Paralelamente, aconteceu o fenómeno da maior parte das cúpulas partidárias serem ou de Lisboa ou aculturados ao ambiente político de Lisboa, no limite ‘estrangeirados’.
Este quadro que aqui se retrata não é necessariamente de crítica, mas sobretudo de análise. Quando o Presidente da República chama ‘rural’ a Luís Montenegro, tal não é necessariamente referente ‘à lavoura’, mas ao PSD de fora de Lisboa. Veja-se que o dito PSD reformista era liderado por gente de origem exterior à capital: Sá Carneiro era um advogado do Porto com origem em Barcelos, Cavaco Silva um professor do ISEG nascido e criado no Algarve pobre.

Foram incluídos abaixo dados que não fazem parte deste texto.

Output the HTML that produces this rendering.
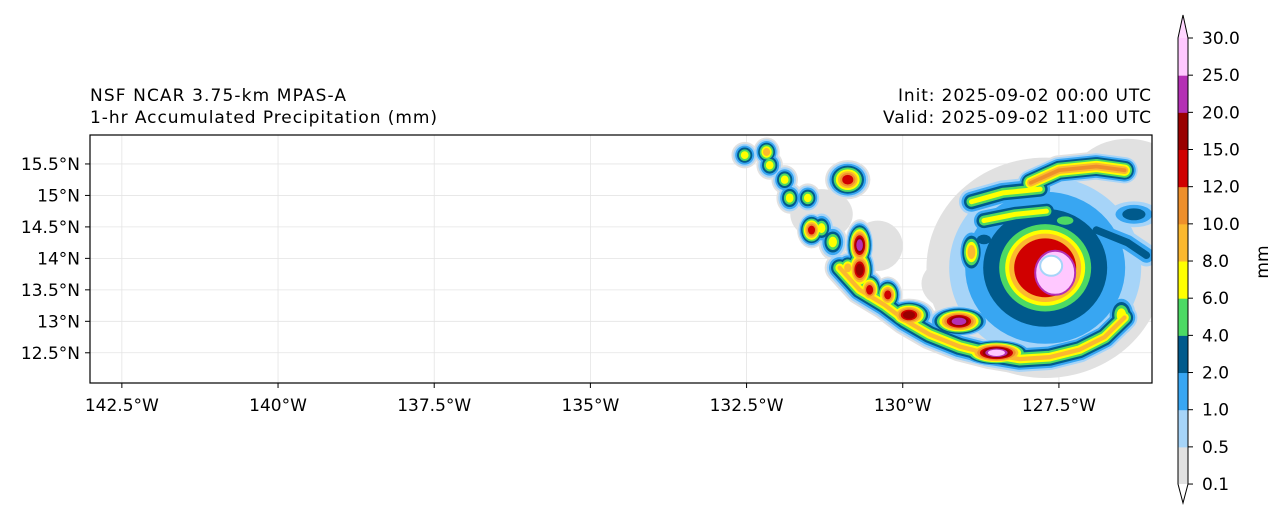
<!DOCTYPE html>
<html><head><meta charset="utf-8"><style>
body{margin:0;background:#fff;width:1286px;height:520px;overflow:hidden}
svg text{font-family:"DejaVu Sans","Liberation Sans",sans-serif;font-size:17px;fill:#000}
</style></head><body>
<svg id="fig" width="1286" height="520" viewBox="0 0 1286 520" xmlns="http://www.w3.org/2000/svg">
<text x="90" y="101" textLength="256">NSF NCAR 3.75-km MPAS-A</text>
<text x="90" y="123" textLength="347">1-hr Accumulated Precipitation (mm)</text>
<text x="898" y="101" textLength="253">Init: 2025-09-02 00:00 UTC</text>
<text x="883" y="123" textLength="268">Valid: 2025-09-02 11:00 UTC</text>
<defs><clipPath id="mapclip"><rect x="90" y="135" width="1062" height="248"/></clipPath></defs>
<g id="grid"></g>
<g id="rain" clip-path="url(#mapclip)"></g>
<rect x="90" y="135" width="1062" height="248" fill="none" stroke="#000" stroke-width="1.2"/>
<g id="axes"></g>
<g id="cbar"></g>
<text x="0" y="0" transform="translate(1268,262) rotate(-90)" text-anchor="middle">mm</text>
</svg>
<script>
const lonTicks=[-142.5,-140,-137.5,-135,-132.5,-130,-127.5];
const lonLabels=["142.5°W","140°W","137.5°W","135°W","132.5°W","130°W","127.5°W"];
const latTicks=[15.5,15,14.5,14,13.5,13,12.5];
const latLabels=["15.5°N","15°N","14.5°N","14°N","13.5°N","13°N","12.5°N"];
const cbarTicks=["0.1","0.5","1.0","2.0","4.0","6.0","8.0","10.0","12.0","15.0","20.0","25.0","30.0"];
const cbarColors=["#e1e1e1","#a6d4f8","#38a6f2","#005a8c","#4cd964","#ffff00","#fbb82f","#ee8f2b","#d00000","#990000","#b430b4","#ffc8ff"];
const overColor="#ffd6ff";
// blobs: lon, lat, rx(deg), ry(deg), max level
const blobLon=[-127.72,-128.9,-126.4,-126.2,-131.3,-130.4,-132.53,-132.18,-132.13,-131.89,-131.81,-131.52,-131.46,-131.30,-131.12,-130.88,-130.69,-130.69,-130.88,-130.53,-130.24,-129.1,-129.9,-128.5,-126.5,-128.9,-127.4,-126.3,-128.7];
const blobLat=[13.85,13.6,15.2,14.9,14.7,14.2,15.64,15.69,15.48,15.25,14.96,14.96,14.45,14.48,14.26,15.25,14.21,13.82,13.85,13.50,13.42,13.0,13.1,12.5,13.1,14.1,14.6,14.7,14.3];
const blobRx=[1.9,0.8,0.9,0.6,0.5,0.4,0.1,0.1,0.1,0.1,0.1,0.1,0.12,0.1,0.12,0.25,0.12,0.15,0.1,0.12,0.12,0.4,0.3,0.5,0.15,0.12,0.3,0.4,0.2];
const blobRy=[1.75,0.5,0.7,0.8,0.4,0.4,0.1,0.12,0.12,0.12,0.14,0.12,0.18,0.16,0.18,0.2,0.3,0.3,0.15,0.2,0.18,0.15,0.15,0.12,0.25,0.3,0.1,0.15,0.1];
const blobLvl=[0,0,1,0,0,0,5,6,5,5,5,5,8,5,5,8,10,9,6,8,8,10,9,11,5,6,4,3,3];
// spiral arm and bands: point lists, max level
const bandLon=[[-131.01,-130.69,-130.29,-129.97,-129.57,-129.09,-128.61,-128.13,-127.65,-127.17,-126.77,-126.45],[-127.95,-127.5,-126.9,-126.45],[-128.9,-128.4,-127.8],[-128.7,-128.2,-127.7],[-126.9,-126.4,-126.1]];
const bandLat=[[13.85,13.5,13.26,13.02,12.79,12.6,12.48,12.4,12.43,12.55,12.75,13.06],[15.2,15.4,15.46,15.4],[14.9,15.04,15.1],[14.6,14.7,14.75],[14.45,14.25,14.05]];
const bandLvl=[6,7,5,5,3];
// hurricane ring levels (drawn concentric at storm center)
const ringLvl=[1,2,3,4,5,6,8];
const W0=-143.01,E0=-126.01,N0=15.96,S0=12.02,X0=90,X1=1152,Y0=135,Y1=383;
const xs=lon=>X0+(lon-W0)/(E0-W0)*(X1-X0);
const ys=lat=>Y0+(N0-lat)/(N0-S0)*(Y1-Y0);
const NS="http://www.w3.org/2000/svg";
function mk(tag,attrs,parent){const e=document.createElementNS(NS,tag);for(const k in attrs)e.setAttribute(k,attrs[k]);parent.appendChild(e);return e;}
const grid=document.getElementById('grid'),axes=document.getElementById('axes'),rain=document.getElementById('rain'),cbar=document.getElementById('cbar');
lonTicks.forEach((t,i)=>{const x=xs(t);
 const g=mk('line',{x1:x,x2:x,y1:Y0,y2:Y1,stroke:'#e4e4e4','stroke-width':0.8},grid);
 
 
 const tk=mk('line',{x1:x,x2:x,y1:Y1,y2:Y1+5,stroke:'#000'},axes);
 
 
 const tx=mk('text',{x:x,y:Y1+28,'text-anchor':'middle'},axes);tx.textContent=lonLabels[i];
 
 });
latTicks.forEach((t,i)=>{const y=ys(t);
 const g=mk('line',{x1:X0,x2:X1,y1:y,y2:y,stroke:'#e4e4e4','stroke-width':0.8},grid);
 
 
 const tk=mk('line',{x1:X0-5,x2:X0,y1:y,y2:y,stroke:'#000'},axes);
 
 
 const tx=mk('text',{x:X0-10,y:y+6,'text-anchor':'end'},axes);tx.textContent=latLabels[i];
 
 });
const pxLon=(X1-X0)/(E0-W0),pxLat=(Y1-Y0)/(N0-S0);
const hcx=xs(blobLon[0]),hcy=ys(blobLat[0]);
for(let L=0;L<cbarColors.length;L++){
 if(L===0){
  blobLon.forEach((lo,i)=>{if(i>5)return;
   const e=mk('ellipse',{cx:xs(lo),cy:ys(blobLat[i]),rx:blobRx[i]*pxLon,ry:blobRy[i]*pxLat,fill:cbarColors[0]},rain);
   
   });
 }
 if(L>=1&&L<=3){const rr=[0,96,80,62][L];
  const e=mk('ellipse',{cx:hcx,cy:hcy,rx:rr,ry:rr*0.95,fill:cbarColors[L]},rain);
  
  }
 bandLon.forEach((b,i)=>{if(bandLvl[i]<L)return;
  const w=Math.max(2,30*(1-L/(bandLvl[i]+1)));
  const d=b.map((lo,j)=>(j?'L':'M')+xs(lo)+','+ys(bandLat[i][j])).join('');
  const p=mk('path',{d:d,fill:'none',stroke:cbarColors[L],'stroke-width':w,'stroke-linecap':'round','stroke-linejoin':'round'},rain);
  
  });
 blobLon.forEach((lo,i)=>{if(i<=5||blobLvl[i]<L)return;
  const f=1-L/(blobLvl[i]+1)*0.85;
  const e=mk('ellipse',{cx:xs(lo),cy:ys(blobLat[i]),rx:Math.max(2,(blobRx[i]*pxLon+7)*f),ry:Math.max(2,(blobRy[i]*pxLat+7)*f),fill:cbarColors[L]},rain);
  
  });
}
// hurricane eyewall and eye
const ringR={4:46,5:40,6:36,8:31};
ringLvl.forEach(l=>{if(!ringR[l])return;const r=ringR[l];
 const e=mk('ellipse',{cx:hcx,cy:hcy,rx:r,ry:r*0.95,fill:cbarColors[l]},rain);
 
 });
const pk=mk('ellipse',{cx:hcx+10,cy:hcy+5,rx:20,ry:22,fill:cbarColors[11],stroke:cbarColors[10],'stroke-width':2},rain);


const eye=mk('ellipse',{cx:hcx+6,cy:hcy-2,rx:11,ry:10,fill:'#fff',stroke:'#a6d4f8','stroke-width':2},rain);


// colorbar
const CX=1178,CW=10,Ctop=38,Cstep=37.17;
const n=cbarColors.length;
const cy=i=>Ctop+(n-i)*Cstep;
cbarColors.forEach((c,i)=>{const r=mk('rect',{x:CX,y:cy(i+1),width:CW,height:Cstep+0.5,fill:c},cbar);
 
 });
const up=mk('polygon',{points:`${CX},${Ctop} ${CX+CW/2},15 ${CX+CW},${Ctop}`,fill:overColor},cbar);


const dn=mk('polygon',{points:`${CX},${cy(0)} ${CX+CW/2},503 ${CX+CW},${cy(0)}`,fill:'#fff'},cbar);


const ol=mk('polygon',{points:`${CX},${Ctop} ${CX+CW/2},15 ${CX+CW},${Ctop} ${CX+CW},${cy(0)} ${CX+CW/2},503 ${CX},${cy(0)}`,fill:'none',stroke:'#000','stroke-width':1},cbar);


cbarTicks.forEach((t,i)=>{const y=cy(i);
 const tk=mk('line',{x1:CX+CW,x2:CX+CW+5,y1:y,y2:y,stroke:'#000'},cbar);
 
 
 const tx=mk('text',{x:CX+CW+14,y:y+6},cbar);tx.textContent=t;
 
 });
</script>
</body></html>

De certa forma, Montenegro estará a representar o regresso a essa origem num Portugal profundo, o qual ainda tem noção de que este é um país mais pobre e desigual do que a elite da capital imagina.
Todavia, o regresso às origens é, para Montenegro, solitário. Mesmo os que com ele vêm de fora da ‘bolha de Lisboa’ têm, por defeito de formação ou de vida, ligação a linhas políticas divergentes da sua.
Este pode ser, pois, o ‘canto do cisne’ do PSD original.